— WORK TO DO —
In your copy, leave out the pictures and repeat the entries below exactly.

— EXTRACTED DATA —
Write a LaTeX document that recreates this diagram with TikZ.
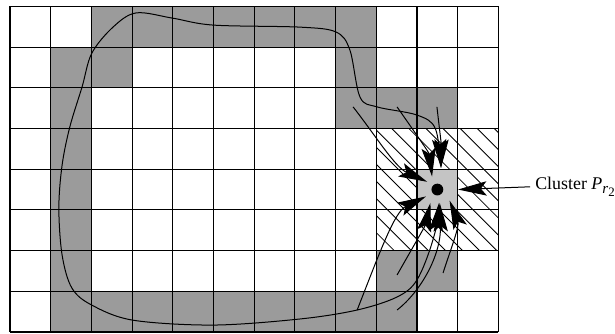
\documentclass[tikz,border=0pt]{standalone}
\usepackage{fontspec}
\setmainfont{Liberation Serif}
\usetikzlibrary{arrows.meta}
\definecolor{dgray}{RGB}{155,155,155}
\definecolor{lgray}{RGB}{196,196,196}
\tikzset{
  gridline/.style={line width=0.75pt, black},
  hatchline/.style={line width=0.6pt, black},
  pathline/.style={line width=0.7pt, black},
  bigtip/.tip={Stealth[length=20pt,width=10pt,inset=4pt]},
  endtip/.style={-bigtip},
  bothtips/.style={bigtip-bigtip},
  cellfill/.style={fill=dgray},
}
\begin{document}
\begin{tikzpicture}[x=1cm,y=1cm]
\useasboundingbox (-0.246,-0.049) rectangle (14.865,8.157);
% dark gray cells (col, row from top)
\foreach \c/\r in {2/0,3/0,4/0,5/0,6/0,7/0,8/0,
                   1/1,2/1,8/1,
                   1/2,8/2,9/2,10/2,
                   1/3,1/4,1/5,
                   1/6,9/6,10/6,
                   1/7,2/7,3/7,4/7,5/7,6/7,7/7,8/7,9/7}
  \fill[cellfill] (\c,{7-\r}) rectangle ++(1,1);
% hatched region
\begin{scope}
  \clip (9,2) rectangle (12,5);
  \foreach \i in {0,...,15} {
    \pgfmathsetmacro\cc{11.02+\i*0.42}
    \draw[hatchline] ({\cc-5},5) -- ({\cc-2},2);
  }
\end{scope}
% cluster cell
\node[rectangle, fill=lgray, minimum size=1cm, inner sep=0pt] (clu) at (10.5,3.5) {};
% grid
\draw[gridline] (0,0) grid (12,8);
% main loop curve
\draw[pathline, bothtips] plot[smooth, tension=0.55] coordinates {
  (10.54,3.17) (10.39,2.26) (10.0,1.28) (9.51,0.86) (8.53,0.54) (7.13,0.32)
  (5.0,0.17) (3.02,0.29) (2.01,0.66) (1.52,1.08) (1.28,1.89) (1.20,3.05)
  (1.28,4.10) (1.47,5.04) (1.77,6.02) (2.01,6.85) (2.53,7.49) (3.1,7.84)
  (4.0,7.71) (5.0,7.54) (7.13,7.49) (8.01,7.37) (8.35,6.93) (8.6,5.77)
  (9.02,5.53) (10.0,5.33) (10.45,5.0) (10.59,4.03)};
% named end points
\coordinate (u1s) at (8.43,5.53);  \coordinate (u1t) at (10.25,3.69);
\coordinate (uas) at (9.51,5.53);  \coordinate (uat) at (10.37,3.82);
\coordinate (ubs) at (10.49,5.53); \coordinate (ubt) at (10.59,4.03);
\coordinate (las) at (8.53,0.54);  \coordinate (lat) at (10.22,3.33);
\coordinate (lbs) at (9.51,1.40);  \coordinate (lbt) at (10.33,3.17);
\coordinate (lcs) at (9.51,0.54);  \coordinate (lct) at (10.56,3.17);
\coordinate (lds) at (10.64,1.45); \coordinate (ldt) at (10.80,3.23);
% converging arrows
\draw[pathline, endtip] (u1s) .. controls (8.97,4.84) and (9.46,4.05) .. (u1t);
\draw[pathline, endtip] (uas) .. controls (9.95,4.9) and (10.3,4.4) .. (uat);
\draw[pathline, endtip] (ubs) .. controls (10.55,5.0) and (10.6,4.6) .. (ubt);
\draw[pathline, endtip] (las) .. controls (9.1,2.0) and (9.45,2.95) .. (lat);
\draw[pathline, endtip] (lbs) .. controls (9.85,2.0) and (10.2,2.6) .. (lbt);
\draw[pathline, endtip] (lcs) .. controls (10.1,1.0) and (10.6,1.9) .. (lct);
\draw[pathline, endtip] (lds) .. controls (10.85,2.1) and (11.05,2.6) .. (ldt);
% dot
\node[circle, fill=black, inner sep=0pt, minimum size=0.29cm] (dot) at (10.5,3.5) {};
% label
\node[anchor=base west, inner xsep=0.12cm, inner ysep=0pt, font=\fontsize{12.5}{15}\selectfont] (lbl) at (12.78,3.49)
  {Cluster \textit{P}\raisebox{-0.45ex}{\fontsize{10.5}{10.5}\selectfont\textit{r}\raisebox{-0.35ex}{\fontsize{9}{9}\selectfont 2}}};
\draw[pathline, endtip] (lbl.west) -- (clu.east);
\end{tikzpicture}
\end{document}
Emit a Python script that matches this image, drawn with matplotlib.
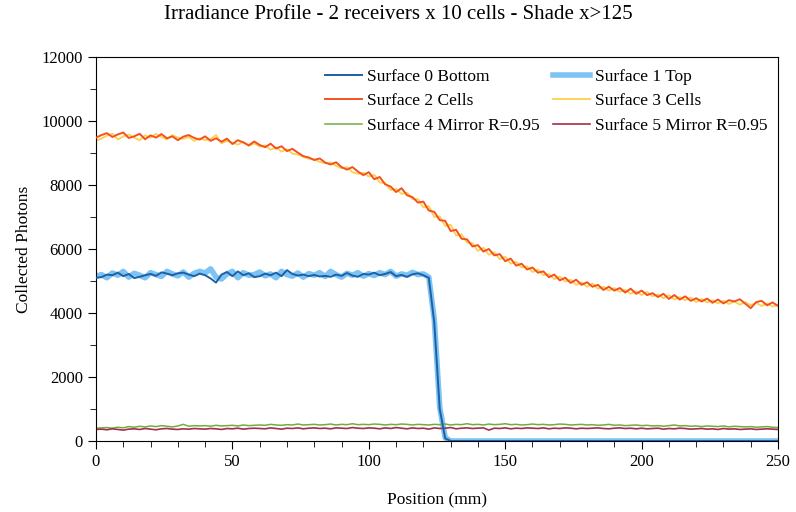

— COMPLETE ANSWER —
Write a LaTeX document that recreates this diagram with TikZ.
\documentclass[tikz,border=0pt]{standalone}
\usepackage{fontspec}
\setmainfont{Liberation Serif}
\usetikzlibrary{arrows.meta}
\definecolor{dgray}{RGB}{155,155,155}
\definecolor{lgray}{RGB}{196,196,196}
\tikzset{
  gridline/.style={line width=0.75pt, black},
  hatchline/.style={line width=0.6pt, black},
  pathline/.style={line width=0.7pt, black},
  bigtip/.tip={Stealth[length=20pt,width=10pt,inset=4pt]},
  endtip/.style={-bigtip},
  bothtips/.style={bigtip-bigtip},
  cellfill/.style={fill=dgray},
}
\begin{document}
\begin{tikzpicture}[x=1cm,y=1cm]
\useasboundingbox (-0.246,-0.049) rectangle (14.865,8.157);
% dark gray cells (col, row from top)
\foreach \c/\r in {2/0,3/0,4/0,5/0,6/0,7/0,8/0,
                   1/1,2/1,8/1,
                   1/2,8/2,9/2,10/2,
                   1/3,1/4,1/5,
                   1/6,9/6,10/6,
                   1/7,2/7,3/7,4/7,5/7,6/7,7/7,8/7,9/7}
  \fill[cellfill] (\c,{7-\r}) rectangle ++(1,1);
% hatched region
\begin{scope}
  \clip (9,2) rectangle (12,5);
  \foreach \i in {0,...,15} {
    \pgfmathsetmacro\cc{11.02+\i*0.42}
    \draw[hatchline] ({\cc-5},5) -- ({\cc-2},2);
  }
\end{scope}
% cluster cell
\node[rectangle, fill=lgray, minimum size=1cm, inner sep=0pt] (clu) at (10.5,3.5) {};
% grid
\draw[gridline] (0,0) grid (12,8);
% main loop curve
\draw[pathline, bothtips] plot[smooth, tension=0.55] coordinates {
  (10.54,3.17) (10.39,2.26) (10.0,1.28) (9.51,0.86) (8.53,0.54) (7.13,0.32)
  (5.0,0.17) (3.02,0.29) (2.01,0.66) (1.52,1.08) (1.28,1.89) (1.20,3.05)
  (1.28,4.10) (1.47,5.04) (1.77,6.02) (2.01,6.85) (2.53,7.49) (3.1,7.84)
  (4.0,7.71) (5.0,7.54) (7.13,7.49) (8.01,7.37) (8.35,6.93) (8.6,5.77)
  (9.02,5.53) (10.0,5.33) (10.45,5.0) (10.59,4.03)};
% named end points
\coordinate (u1s) at (8.43,5.53);  \coordinate (u1t) at (10.25,3.69);
\coordinate (uas) at (9.51,5.53);  \coordinate (uat) at (10.37,3.82);
\coordinate (ubs) at (10.49,5.53); \coordinate (ubt) at (10.59,4.03);
\coordinate (las) at (8.53,0.54);  \coordinate (lat) at (10.22,3.33);
\coordinate (lbs) at (9.51,1.40);  \coordinate (lbt) at (10.33,3.17);
\coordinate (lcs) at (9.51,0.54);  \coordinate (lct) at (10.56,3.17);
\coordinate (lds) at (10.64,1.45); \coordinate (ldt) at (10.80,3.23);
% converging arrows
\draw[pathline, endtip] (u1s) .. controls (8.97,4.84) and (9.46,4.05) .. (u1t);
\draw[pathline, endtip] (uas) .. controls (9.95,4.9) and (10.3,4.4) .. (uat);
\draw[pathline, endtip] (ubs) .. controls (10.55,5.0) and (10.6,4.6) .. (ubt);
\draw[pathline, endtip] (las) .. controls (9.1,2.0) and (9.45,2.95) .. (lat);
\draw[pathline, endtip] (lbs) .. controls (9.85,2.0) and (10.2,2.6) .. (lbt);
\draw[pathline, endtip] (lcs) .. controls (10.1,1.0) and (10.6,1.9) .. (lct);
\draw[pathline, endtip] (lds) .. controls (10.85,2.1) and (11.05,2.6) .. (ldt);
% dot
\node[circle, fill=black, inner sep=0pt, minimum size=0.29cm] (dot) at (10.5,3.5) {};
% label
\node[anchor=base west, inner xsep=0.12cm, inner ysep=0pt, font=\fontsize{12.5}{15}\selectfont] (lbl) at (12.78,3.49)
  {Cluster \textit{P}\raisebox{-0.45ex}{\fontsize{10.5}{10.5}\selectfont\textit{r}\raisebox{-0.35ex}{\fontsize{9}{9}\selectfont 2}}};
\draw[pathline, endtip] (lbl.west) -- (clu.east);
\end{tikzpicture}
\end{document}
Emit a Python script that matches this image, drawn with matplotlib.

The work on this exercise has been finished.